• TASK:
Exactly how many lines have the word "React"? Answer with the bare number.
Begin DATA RECORDS
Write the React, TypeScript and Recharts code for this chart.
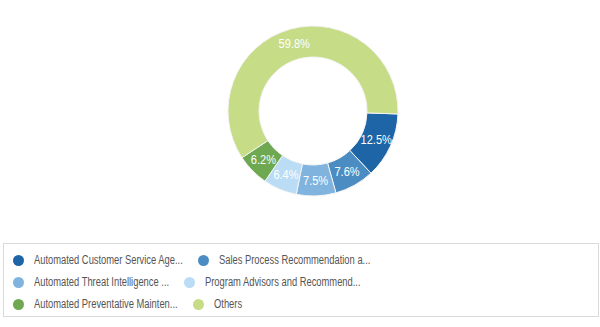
import React, { useLayoutEffect, useRef, useState } from "react";
import { PieChart, Pie, Cell, Legend } from "recharts";

const names = [
  "Automated Customer Service Age...",
  "Sales Process Recommendation a...",
  "Automated Threat Intelligence ...",
  "Program Advisors and Recommend...",
  "Automated Preventative Mainten...",
  "Others",
];
const values = [12.5, 7.6, 7.5, 6.4, 6.2, 59.8];
const colors = ["#1d65a6", "#4b8dc3", "#80b3de", "#bbdcf5", "#6ea851", "#c6dc86"];

const data = names.map((name, i) => ({ name, value: values[i], color: colors[i] }));

const RAD = Math.PI / 180;
const FONT = "Arial, 'Liberation Sans', sans-serif";
const SQUEEZE = 0.78;

const renderLabel = (props: any) => {
  const { cx, cy, midAngle, innerRadius, outerRadius, value } = props;
  const r = (innerRadius + outerRadius) / 2;
  const x = cx + r * Math.cos(-midAngle * RAD);
  const y = cy + r * Math.sin(-midAngle * RAD);
  return (
    <text
      x={x}
      y={y}
      fill="#ffffff"
      textAnchor="middle"
      dominantBaseline="central"
      fontSize={13}
      fontFamily={FONT}
      transform={`translate(${x} ${y}) scale(0.85 1) translate(${-x} ${-y})`}
    >
      {value.toFixed(1)}%
    </text>
  );
};

function SqueezedText({ text }: { text: string }) {
  const ref = useRef<HTMLSpanElement>(null);
  const [w, setW] = useState(0);
  useLayoutEffect(() => {
    if (ref.current) setW(ref.current.offsetWidth);
  }, [text]);
  return (
    <span
      ref={ref}
      style={{
        display: "inline-block",
        fontSize: 12,
        color: "#555",
        fontFamily: FONT,
        whiteSpace: "nowrap",
        transform: `scaleX(${SQUEEZE})`,
        transformOrigin: "0 50%",
        marginRight: -w * (1 - SQUEEZE),
      }}
    >
      {text}
    </span>
  );
}

const rows = [
  [0, 1],
  [2, 3],
  [4, 5],
];

const renderLegend = () => (
  <div
    style={{
      boxSizing: "border-box",
      width: 596,
      height: 74,
      border: "1px solid #dadada",
      padding: "5px 0 0 9px",
    }}
  >
    {rows.map((row, ri) => (
      <div key={ri} style={{ display: "flex", alignItems: "center", height: 22 }}>
        {row.map((i) => (
          <div key={i} style={{ display: "flex", alignItems: "center", marginRight: 15 }}>
            <span
              style={{
                display: "inline-block",
                width: 11,
                height: 11,
                borderRadius: 6,
                background: colors[i],
                marginRight: 10,
              }}
            />
            <SqueezedText text={names[i]} />
          </div>
        ))}
      </div>
    ))}
  </div>
);

export default function App() {
  return (
    <div style={{ position: "absolute", left: 0, top: 0, width: 600, height: 327, background: "#fff" }}>
      <PieChart width={600} height={327}>
        <Pie
          data={data}
          dataKey="value"
          nameKey="name"
          cx={308}
          cy={106}
          innerRadius={54}
          outerRadius={85}
          startAngle={-2}
          endAngle={-362}
          stroke="#f4f4f4"
          strokeWidth={1}
          label={renderLabel}
          labelLine={false}
          isAnimationActive={false}
        >
          {data.map((d, i) => (
            <Cell key={i} fill={d.color} />
          ))}
        </Pie>
        <Legend
          content={renderLegend}
          wrapperStyle={{ position: "absolute", left: 3, top: 243, width: 596, height: 74 }}
        />
      </PieChart>
    </div>
  );
}
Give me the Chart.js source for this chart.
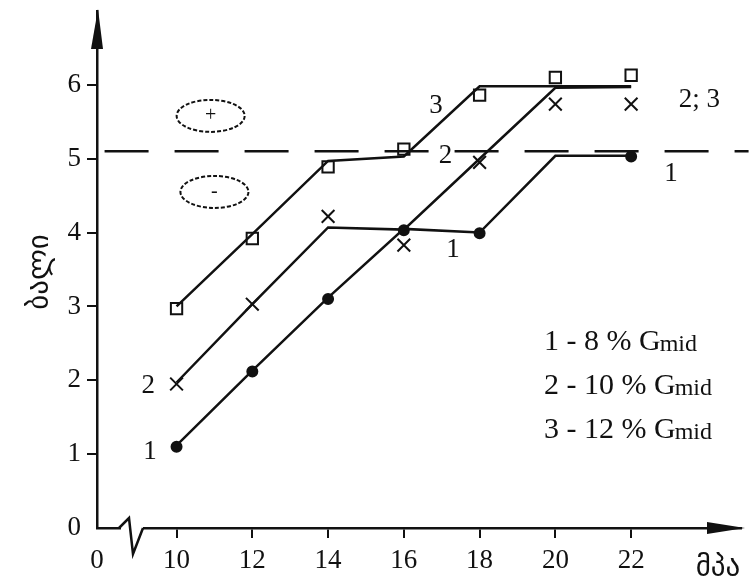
End DATA RECORDS
• WORKED SOLUTION:
2